Luck Out

I like watching others play football. I never wanted to play the sport because it’s painful and I’m not a masochist. That’s why I refuse to judge those who play or when they choose to hang it up. For NFL players, it should be called working football, not playing. It’s hard and dangerous work.

That brings me to the case of recently retired Indianapolis Colts quarterback, Andrew Luck. Luck is only 29 but here’s a litany of the injuries he’s suffered as a pro:

… a lacerated kidney, injured ribs, at least one concussion, torn cartilage in his throwing shoulder and, most recently, a calf and ankle injury.

His retirement leaked during a preseason game and Luck was booed mightily by his Hoosier fan base. He was also attacked by observers for lacking the intestinal fortitude to take a beating for a living:

This bozo is a Fox Sports loudmouth. Thanks for trotting out an imbecilic generational cliche, fuckhead. I’m on the record as hating generational stereotypes:

Too many get bogged down in generational politics; one of the dullest subjects on the planet. It’s dull because it’s cliche laden: not all Baby Boomers sold out, not all Gen-Xers are slackers, and not all Millennials are twitter obsessed airheads. More importantly, not all members of the greatest generation were all that great. I often thought that my late father’s motto could have been, “We won the war so we don’t have to listen.”

Perhaps Mr. Fox Sports Loudmouth envies Luck for attending Stanford and having done more than play football. It’s his body and his choice to retire. Playing pro football is a tough way to make a living, talking about it is easy. Watching it and judging the players on their “toughness” is easier still.

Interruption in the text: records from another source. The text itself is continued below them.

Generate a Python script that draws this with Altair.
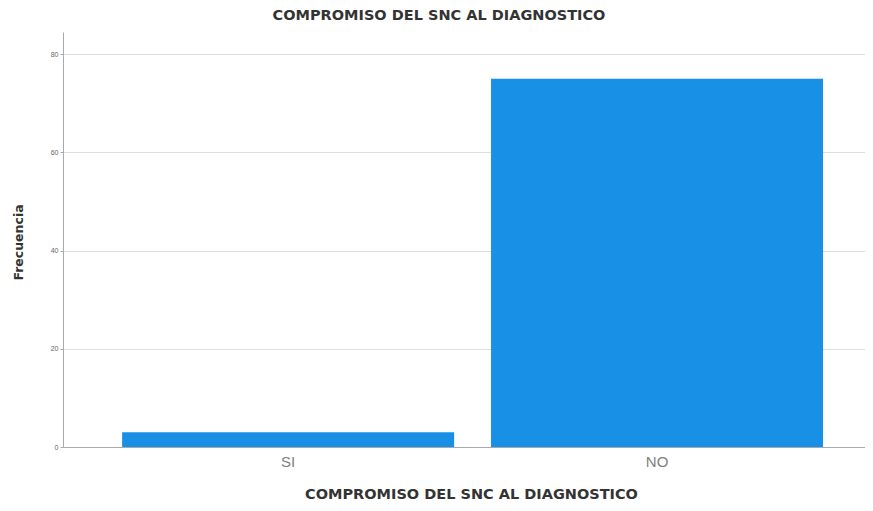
import altair as alt
import pandas as pd

categorias = ["SI", "NO"]
frecuencias = [3, 75]
y_ticks = [0, 20, 40, 60, 80]

df = pd.DataFrame({"cat": categorias, "freq": frecuencias})

chart = alt.Chart(df).mark_bar(color="#1790e6").encode(
    x=alt.X("cat:N", sort=categorias,
            scale=alt.Scale(paddingInner=0.1, paddingOuter=0.137, align=0.585),
            axis=alt.Axis(title="COMPROMISO DEL SNC AL DIAGNOSTICO", labelAngle=0,
                          labelFontSize=15, labelColor="#808080", labelFont="Liberation Sans",
                          labelPadding=7, ticks=False, domainColor="#aaaaaa",
                          titleFontSize=14.5, titleFont="DejaVu Sans", titleFontWeight="bold",
                          titleColor="#333333", titlePadding=18, titleX=408)),
    y=alt.Y("freq:Q", scale=alt.Scale(domain=[0, 84.5], nice=False),
            axis=alt.Axis(title="Frecuencia", values=y_ticks, labelFontSize=7,
                          labelColor="#666666", labelFont="Liberation Sans",
                          tickSize=3, tickColor="#aaaaaa", domainColor="#aaaaaa",
                          gridColor="#dddddd", titleFontSize=12.5, titleFont="DejaVu Sans",
                          titleFontWeight="bold", titleColor="#333333", titlePadding=25,
                          titleY=210)),
).properties(
    width=802,
    height=415,
    title=alt.TitleParams("COMPROMISO DEL SNC AL DIAGNOSTICO", fontSize=14.5,
                          font="DejaVu Sans", fontWeight="bold", color="#333333",
                          dx=-25, offset=9),
    autosize=alt.AutoSizeParams(type="none"),
    padding={"left": 55, "top": 24, "right": 0, "bottom": 55},
).configure_view(stroke=None)

chart.save("out.html", embed_options={"renderer": "svg", "actions": False})
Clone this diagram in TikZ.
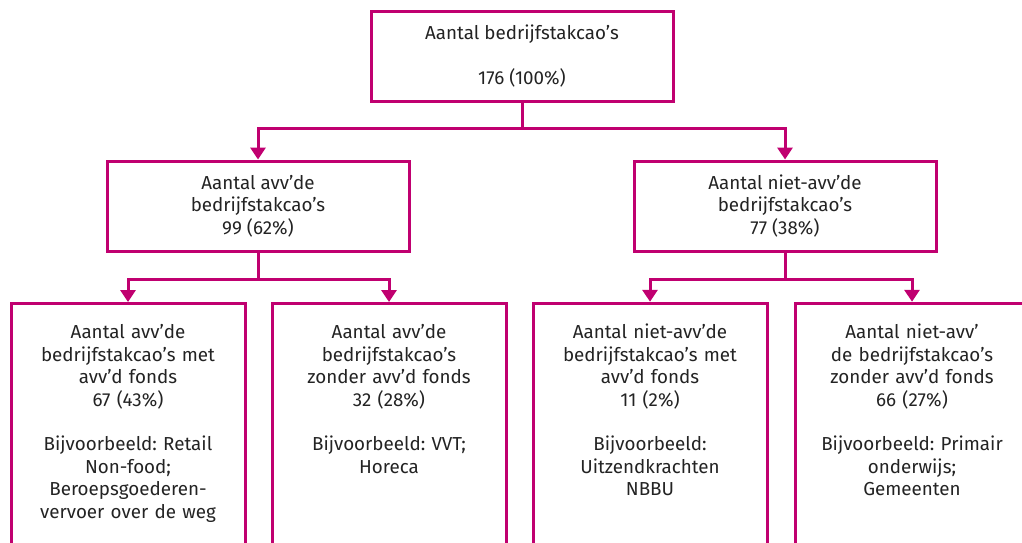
\documentclass[tikz,border=0pt]{standalone}
\usepackage{fontspec}
\setmainfont{Fira Sans}
\frenchspacing
\usetikzlibrary{positioning,arrows.meta}
\definecolor{cao}{RGB}{192,0,112}
\definecolor{txt}{RGB}{35,35,35}

\begin{document}
\begin{tikzpicture}[x=1pt, y=-1pt,
  every node/.style={font=\fontsize{18.8}{22.5}\selectfont, text=txt, align=center},
  box/.style={draw=cao, line width=3pt, minimum width=302pt, minimum height=90pt},
  leaf/.style={draw=cao, line width=3pt, anchor=north, minimum width=234pt, text width=228pt, inner xsep=1pt, inner ysep=21pt, text depth=220pt},
  link/.style={draw=cao, line width=3pt},
  arr/.style={link, -{Triangle[width=15pt,length=12pt]}}]

\useasboundingbox (0,0) rectangle (1022,542);
\clip (0,0) rectangle (1022,542);

\node[box] (tot) at (522,56) {Aantal bedrijfstakcao’s\\[22pt]176 (100\%)};

\node[box] (avv) at (258,206) {Aantal avv’de\\bedrijfstakcao’s\\99 (62\%)};
\node[box] (niet) at (785,206) {Aantal niet-avv’de\\bedrijfstakcao’s\\77 (38\%)};

\node[leaf] (avvmet) at (128,302) {Aantal avv’de\\bedrijfstakcao’s met\\avv’d fonds\\67 (43\%)\\[22pt]Bijvoorbeeld: Retail\\Non-food;\\Beroepsgoederen-\\vervoer over de weg};
\node[leaf, right=24pt of avvmet] (avvzonder) {Aantal avv’de\\bedrijfstakcao’s\\zonder avv’d fonds\\32 (28\%)\\[22pt]Bijvoorbeeld: VVT;\\Horeca};
\node[leaf, right=24pt of avvzonder] (nietmet) {Aantal niet-avv’de\\bedrijfstakcao’s met\\avv’d fonds\\11 (2\%)\\[22pt]Bijvoorbeeld:\\Uitzendkrachten\\NBBU};
\node[leaf, right=25pt of nietmet] (nietzonder) {Aantal niet-avv’\\de bedrijfstakcao’s\\zonder avv’d fonds\\66 (27\%)\\[22pt]Bijvoorbeeld: Primair\\onderwijs;\\Gemeenten};

\coordinate (j0) at (522,128);
\coordinate (j1) at (258,279);
\coordinate (j2) at (785,279);

\draw[link] (tot.south) -- (j0);
\draw[arr] (j0) -| (avv.north);
\draw[arr] (j0) -| (niet.north);

\draw[link] (avv.south) -- (j1);
\draw[arr] (j1) -| (avvmet.north);
\draw[arr] (j1) -| (avvzonder.north);

\draw[link] (niet.south) -- (j2);
\draw[arr] (j2) -| (nietmet.north);
\draw[arr] (j2) -| (nietzonder.north);

\end{tikzpicture}
\end{document}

It’s easy to see football players as gladiators but they’re people, not chess pieces. I don’t know about you but I’m not fond of pain. I’ve had to live with minor aches and pains for most of my life. I cannot imagine having a lacerated kidney and continuing with the activity that caused such an injury. If that means I can’t “man up” sufficiently, so be it.

The reaction to Luck’s retirement is particularly horrific because we’ve learned so much about the deleterious impact playing pro football has on the players. If Luck wants to walk away from the sport while can still walk, that’s his choice; just as it’s Drew Brees’ choice to keep playing at age 40. It’s up to the players, not the fans or sportscasters. They don’t feel the players pain, they just think they do.

4 thoughts on “Luck Out

  1. After that post-mortem study of 110 former player brains showed all but one of them had evidence of CTE, the thought crossed my mind, “By watching football, I’m watching young men grind up their brains for my entertainment.” Once thought, I couldn’t unthink it, and I quit watching a game I’d enjoyed for nearly 50 years.

    1. I only watch my teams: the Saints and LSU and cringe when they hit too hard.

    2. I’m not to that point yet, but with a daughter whose stellar soccer career was prematurely ended by traumatic brain injury and whose academic career in global health nearly was, I can certainly see there from here. Weirdly, she and I both still watch Panthers games. It’s complicated.

      1. It is complicated, and I can’t make that choice for anyone but myself. Once I’d thought my can’t-unthink-it thought, I mulled over the number of former players who were living out their days in agony from the beatings their bodies had taken. Or the ones who died young, like Lyle Alzado, from the drugs they’d ingested to keep playing. Or, or, or. It just added up to too much.